Rideshare drivers protest robotaxi rules outside CPUC in San Francisco
Rideshare drivers protested at the CPUC over robotaxi rules, citing safety and job risks. Regulators debated statewide safeguards with potential impact on local drivers and commuters.

Hundreds of rideshare drivers, including those who work for Uber and Lyft, gathered outside the California Public Utilities Commission in San Francisco on January 9 to press regulators for stricter oversight of autonomous taxis. The demonstration coincided with a CPUC meeting in which commissioners debated new rules and regulatory safeguards for robotaxi operations across California.
Drivers framed their demands around two central concerns: safety and economic displacement. Demonstrators cited a series of operational incidents and a high-profile power outage last month that left some autonomous vehicles immobilized and disrupted service as evidence that current oversight is insufficient. For drivers who depend on app-based work to make rent and cover vehicle costs, the prospect of robotaxi fleets operating with limited accountability raises immediate livelihood questions.
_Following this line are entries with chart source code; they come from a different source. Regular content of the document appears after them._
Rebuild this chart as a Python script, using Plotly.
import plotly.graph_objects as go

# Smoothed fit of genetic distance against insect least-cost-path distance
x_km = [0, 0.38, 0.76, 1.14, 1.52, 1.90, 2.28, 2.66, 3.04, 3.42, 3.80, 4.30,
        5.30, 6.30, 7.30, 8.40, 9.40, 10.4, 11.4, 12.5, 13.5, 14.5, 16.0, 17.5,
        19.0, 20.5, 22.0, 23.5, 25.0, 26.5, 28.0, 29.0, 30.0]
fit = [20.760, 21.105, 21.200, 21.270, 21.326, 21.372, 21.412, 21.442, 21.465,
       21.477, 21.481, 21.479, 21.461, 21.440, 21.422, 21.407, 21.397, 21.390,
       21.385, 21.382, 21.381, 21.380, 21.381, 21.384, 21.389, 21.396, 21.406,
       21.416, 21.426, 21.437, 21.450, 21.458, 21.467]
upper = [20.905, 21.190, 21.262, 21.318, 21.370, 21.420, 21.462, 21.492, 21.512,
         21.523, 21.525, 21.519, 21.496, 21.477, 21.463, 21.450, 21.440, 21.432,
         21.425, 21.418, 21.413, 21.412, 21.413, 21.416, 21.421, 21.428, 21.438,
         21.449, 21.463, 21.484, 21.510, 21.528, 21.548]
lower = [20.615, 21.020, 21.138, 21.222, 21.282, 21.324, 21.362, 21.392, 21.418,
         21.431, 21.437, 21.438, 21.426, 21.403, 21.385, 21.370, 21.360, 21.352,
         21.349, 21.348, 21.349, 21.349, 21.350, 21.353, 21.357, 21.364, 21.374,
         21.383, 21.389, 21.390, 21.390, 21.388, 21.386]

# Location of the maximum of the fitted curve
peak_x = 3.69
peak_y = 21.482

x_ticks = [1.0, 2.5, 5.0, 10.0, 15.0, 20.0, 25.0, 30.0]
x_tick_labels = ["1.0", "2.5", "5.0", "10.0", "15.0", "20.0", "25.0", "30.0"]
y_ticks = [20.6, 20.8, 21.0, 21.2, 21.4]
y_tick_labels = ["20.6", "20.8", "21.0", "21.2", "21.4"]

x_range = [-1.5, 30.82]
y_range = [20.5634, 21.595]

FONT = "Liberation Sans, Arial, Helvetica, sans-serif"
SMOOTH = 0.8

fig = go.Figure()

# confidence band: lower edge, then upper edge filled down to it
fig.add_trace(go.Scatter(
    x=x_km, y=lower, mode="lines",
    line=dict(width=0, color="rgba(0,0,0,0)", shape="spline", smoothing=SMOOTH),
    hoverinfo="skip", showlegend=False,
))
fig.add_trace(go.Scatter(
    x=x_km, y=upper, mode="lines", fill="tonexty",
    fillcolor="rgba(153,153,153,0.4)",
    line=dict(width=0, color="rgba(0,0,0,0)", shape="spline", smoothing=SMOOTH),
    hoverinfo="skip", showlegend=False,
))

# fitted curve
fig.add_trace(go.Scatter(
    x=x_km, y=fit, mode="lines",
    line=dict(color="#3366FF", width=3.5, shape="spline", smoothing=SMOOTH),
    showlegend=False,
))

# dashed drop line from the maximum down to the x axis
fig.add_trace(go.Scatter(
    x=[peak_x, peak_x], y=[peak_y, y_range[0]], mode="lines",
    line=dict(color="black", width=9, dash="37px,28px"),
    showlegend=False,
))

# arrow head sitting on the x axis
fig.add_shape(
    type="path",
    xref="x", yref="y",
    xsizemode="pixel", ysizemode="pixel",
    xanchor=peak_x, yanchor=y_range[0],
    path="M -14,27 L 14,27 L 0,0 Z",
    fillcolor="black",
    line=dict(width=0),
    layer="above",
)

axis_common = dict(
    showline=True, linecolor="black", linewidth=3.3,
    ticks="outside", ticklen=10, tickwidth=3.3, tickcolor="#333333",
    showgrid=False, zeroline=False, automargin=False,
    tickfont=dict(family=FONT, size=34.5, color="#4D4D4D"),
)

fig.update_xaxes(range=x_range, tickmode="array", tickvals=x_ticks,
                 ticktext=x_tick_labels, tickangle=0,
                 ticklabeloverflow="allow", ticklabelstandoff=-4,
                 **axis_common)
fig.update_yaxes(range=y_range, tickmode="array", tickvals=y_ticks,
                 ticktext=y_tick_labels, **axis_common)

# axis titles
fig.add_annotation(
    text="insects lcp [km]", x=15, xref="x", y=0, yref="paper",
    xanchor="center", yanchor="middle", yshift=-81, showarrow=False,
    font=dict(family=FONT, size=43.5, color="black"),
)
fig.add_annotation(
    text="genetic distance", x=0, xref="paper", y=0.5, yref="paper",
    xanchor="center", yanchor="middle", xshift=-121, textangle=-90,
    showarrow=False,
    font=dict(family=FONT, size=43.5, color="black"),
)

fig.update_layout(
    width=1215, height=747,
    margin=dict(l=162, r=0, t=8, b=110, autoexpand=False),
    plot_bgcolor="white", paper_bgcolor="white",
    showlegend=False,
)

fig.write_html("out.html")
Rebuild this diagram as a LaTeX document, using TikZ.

The CPUC has authority to set conditions for private passenger carrier services and to establish statewide standards for emerging transportation technologies. At the meeting commissioners examined policy options that could affect vehicle testing, operational reporting, emergency response requirements, and safety certifications for companies deploying robotaxis. Regulators must weigh public safety and service continuity against the economic and labor impacts felt by human drivers.
Local impact is practical and immediate. Any new conditions placed on robotaxi fleets could change availability and reliability of ride-hail service during outages, storms, and peak hours, with ripple effects for commuters who depend on app-based trips for last-mile connections to Muni and BART. For drivers, stricter licensing, incident reporting, insurance, or contingency staffing requirements could slow deployment of autonomous services or alter how companies integrate human drivers with automated fleets.

Institutional challenges complicate the picture. The CPUC must balance the pace of innovation promoted by technology companies with enforcement capacity and transparency for the public. Statewide rules also intersect with city-level traffic management and labor enforcement, creating pressure on San Francisco officials to coordinate responses that protect streets, riders, and workers. The commission’s decisions could set precedents for how other regions regulate robotaxis and handle system failures like power outages.
The debate moves beyond technical tinkering to basic questions about who sets standards for safety and who bears the costs when new systems fail. Regulators face trade-offs between enabling new mobility options and ensuring those options do not erode the incomes or safety of existing workers.
The takeaway? If you ride or drive for apps in San Francisco, pay attention to CPUC rulemaking and service notices, and document incidents when safety or service is affected. Our two cents? Stay informed, save receipts and reports of disruptions, and make your voice heard in comment periods so policy decisions reflect local realities.